We’ve all seen Academy Awards shows, right?
Each year, the losing nominees, however disappointed they might actually be, smile and applaud for the winner. They’re actors, right?
But I’ll never forget Burt Reynolds’ reaction in 1998 when Robin Williams for “Good Will Hunting” and not Reynolds for “Boogie Nights” won the Oscar for best actor in a supporting role: pure, unvarnished devastation.
Reynolds, a wonderful actor when he was given the chance to be, died on Thursday, Sept. 6 at age 82.
Too often — and I guess this was partly his fault — Reynolds was dismissed as a comedy/action star who, like John Wayne and sometimes James Garner, was dismissed as basically playing himself. Just a big, good-looking guy whom women wanted and men wanted to be.
Clearly, this haunted him throughout his career.

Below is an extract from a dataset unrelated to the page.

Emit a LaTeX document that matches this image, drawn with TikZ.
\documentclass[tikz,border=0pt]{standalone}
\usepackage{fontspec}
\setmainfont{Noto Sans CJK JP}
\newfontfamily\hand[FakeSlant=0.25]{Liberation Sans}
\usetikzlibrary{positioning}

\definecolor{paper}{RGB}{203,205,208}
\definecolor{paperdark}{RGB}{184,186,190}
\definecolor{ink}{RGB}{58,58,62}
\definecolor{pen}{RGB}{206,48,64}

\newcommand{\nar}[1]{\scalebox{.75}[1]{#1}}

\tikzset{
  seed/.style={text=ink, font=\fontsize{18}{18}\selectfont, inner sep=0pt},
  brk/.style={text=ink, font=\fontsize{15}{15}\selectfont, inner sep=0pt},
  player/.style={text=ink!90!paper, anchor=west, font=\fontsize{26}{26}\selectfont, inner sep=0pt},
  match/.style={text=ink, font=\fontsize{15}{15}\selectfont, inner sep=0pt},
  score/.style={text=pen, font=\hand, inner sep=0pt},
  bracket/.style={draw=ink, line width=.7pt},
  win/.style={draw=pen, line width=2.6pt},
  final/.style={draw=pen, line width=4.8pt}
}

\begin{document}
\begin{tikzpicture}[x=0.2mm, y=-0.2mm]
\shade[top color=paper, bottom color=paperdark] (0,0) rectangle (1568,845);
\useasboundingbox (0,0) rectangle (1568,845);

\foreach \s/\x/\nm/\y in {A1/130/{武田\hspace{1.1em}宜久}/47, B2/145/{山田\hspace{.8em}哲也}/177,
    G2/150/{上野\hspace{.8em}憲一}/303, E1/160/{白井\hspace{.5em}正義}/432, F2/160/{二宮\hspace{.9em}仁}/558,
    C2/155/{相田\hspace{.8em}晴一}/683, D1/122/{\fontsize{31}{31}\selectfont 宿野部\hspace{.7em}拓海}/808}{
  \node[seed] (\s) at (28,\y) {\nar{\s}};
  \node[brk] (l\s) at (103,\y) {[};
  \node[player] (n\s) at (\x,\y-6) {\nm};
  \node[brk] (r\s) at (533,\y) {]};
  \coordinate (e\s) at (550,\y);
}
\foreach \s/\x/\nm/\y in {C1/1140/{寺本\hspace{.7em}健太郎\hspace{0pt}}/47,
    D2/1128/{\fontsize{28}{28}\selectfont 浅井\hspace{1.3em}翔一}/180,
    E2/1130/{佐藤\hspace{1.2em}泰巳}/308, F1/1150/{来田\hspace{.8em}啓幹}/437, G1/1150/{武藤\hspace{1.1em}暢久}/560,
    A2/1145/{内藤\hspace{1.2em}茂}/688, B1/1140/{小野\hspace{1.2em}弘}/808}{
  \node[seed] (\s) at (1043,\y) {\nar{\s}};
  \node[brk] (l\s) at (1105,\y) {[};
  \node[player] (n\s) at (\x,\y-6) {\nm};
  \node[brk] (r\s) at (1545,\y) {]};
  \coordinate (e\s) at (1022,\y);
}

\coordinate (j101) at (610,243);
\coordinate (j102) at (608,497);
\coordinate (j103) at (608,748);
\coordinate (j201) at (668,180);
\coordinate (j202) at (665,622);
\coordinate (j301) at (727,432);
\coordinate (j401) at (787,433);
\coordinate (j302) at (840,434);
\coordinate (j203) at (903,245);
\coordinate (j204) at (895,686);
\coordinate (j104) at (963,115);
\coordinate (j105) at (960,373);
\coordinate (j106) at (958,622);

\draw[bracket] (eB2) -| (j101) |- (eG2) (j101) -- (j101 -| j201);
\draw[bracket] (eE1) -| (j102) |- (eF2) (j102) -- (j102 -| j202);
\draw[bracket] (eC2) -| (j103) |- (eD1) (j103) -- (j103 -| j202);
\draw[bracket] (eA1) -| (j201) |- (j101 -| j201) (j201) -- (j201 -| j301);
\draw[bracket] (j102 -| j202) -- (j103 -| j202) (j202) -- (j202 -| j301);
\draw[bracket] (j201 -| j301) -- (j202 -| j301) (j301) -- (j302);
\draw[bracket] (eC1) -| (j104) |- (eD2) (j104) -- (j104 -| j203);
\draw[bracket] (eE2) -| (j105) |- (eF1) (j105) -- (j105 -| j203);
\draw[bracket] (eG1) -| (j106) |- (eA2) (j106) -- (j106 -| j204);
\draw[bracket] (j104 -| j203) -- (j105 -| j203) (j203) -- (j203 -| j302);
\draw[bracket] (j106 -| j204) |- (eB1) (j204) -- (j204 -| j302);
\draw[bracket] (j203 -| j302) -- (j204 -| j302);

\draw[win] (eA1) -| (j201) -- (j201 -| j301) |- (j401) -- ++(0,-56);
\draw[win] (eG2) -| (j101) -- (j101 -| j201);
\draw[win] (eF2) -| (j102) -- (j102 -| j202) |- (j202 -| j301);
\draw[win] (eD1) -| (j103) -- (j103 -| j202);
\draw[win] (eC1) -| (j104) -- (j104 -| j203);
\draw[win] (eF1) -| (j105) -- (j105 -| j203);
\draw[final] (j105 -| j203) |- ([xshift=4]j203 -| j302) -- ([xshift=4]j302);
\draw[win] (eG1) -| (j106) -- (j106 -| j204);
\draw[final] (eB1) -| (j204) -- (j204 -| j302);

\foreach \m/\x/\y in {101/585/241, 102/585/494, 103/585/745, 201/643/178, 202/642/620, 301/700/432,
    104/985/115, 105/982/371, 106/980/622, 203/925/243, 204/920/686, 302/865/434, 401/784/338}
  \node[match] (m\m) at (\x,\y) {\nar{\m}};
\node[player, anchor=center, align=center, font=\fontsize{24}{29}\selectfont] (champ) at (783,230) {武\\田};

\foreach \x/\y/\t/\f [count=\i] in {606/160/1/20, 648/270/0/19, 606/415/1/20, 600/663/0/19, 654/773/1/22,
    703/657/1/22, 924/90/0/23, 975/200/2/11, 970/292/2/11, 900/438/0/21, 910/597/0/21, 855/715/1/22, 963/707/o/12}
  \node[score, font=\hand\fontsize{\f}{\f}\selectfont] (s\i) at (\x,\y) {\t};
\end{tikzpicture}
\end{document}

I remember seeing him on a talk show, noting that his former girlfriend Sally Field — who’d begun her career on TV as “The Flying Nun” — had metamorphized into an Oscar winner in “Norma Rae.”
“I want my ‘Norma Rae’ (moment),” he said.
Reynolds did win a Golden Globe for “Boogie Nights,” but he never won the Oscar he so desperately and publicly coveted.
Before “Boogie Nights,” Reynolds’ acting chops probably were best displayed in “Deliverance.” I’m sure there are other examples. Elsewhere, the Garner-like charm and ease he displayed on the screen should not be dismissed as just “playing himself.” Above all, he was a pro.
Reynolds also won an Emmy for “Evening Shade,” a TV series in which he played a retired pro football player who comes back to his hometown to coach a struggling high school football team.
I didn’t watch the show regularly, but I do recall an episode in which Reynolds’ character Wood Newton discovered that on a long touchdown run — the signature play of his  high-school career — he’d actually stepped out of bounds.
As Reynolds was when Robin Williams’ name was called at the Oscars in 1998, Wood Newton was devastated.
Newton, of course, wasn’t real. But Reynolds made him seem real.
That was his gift, too often under-appreciated.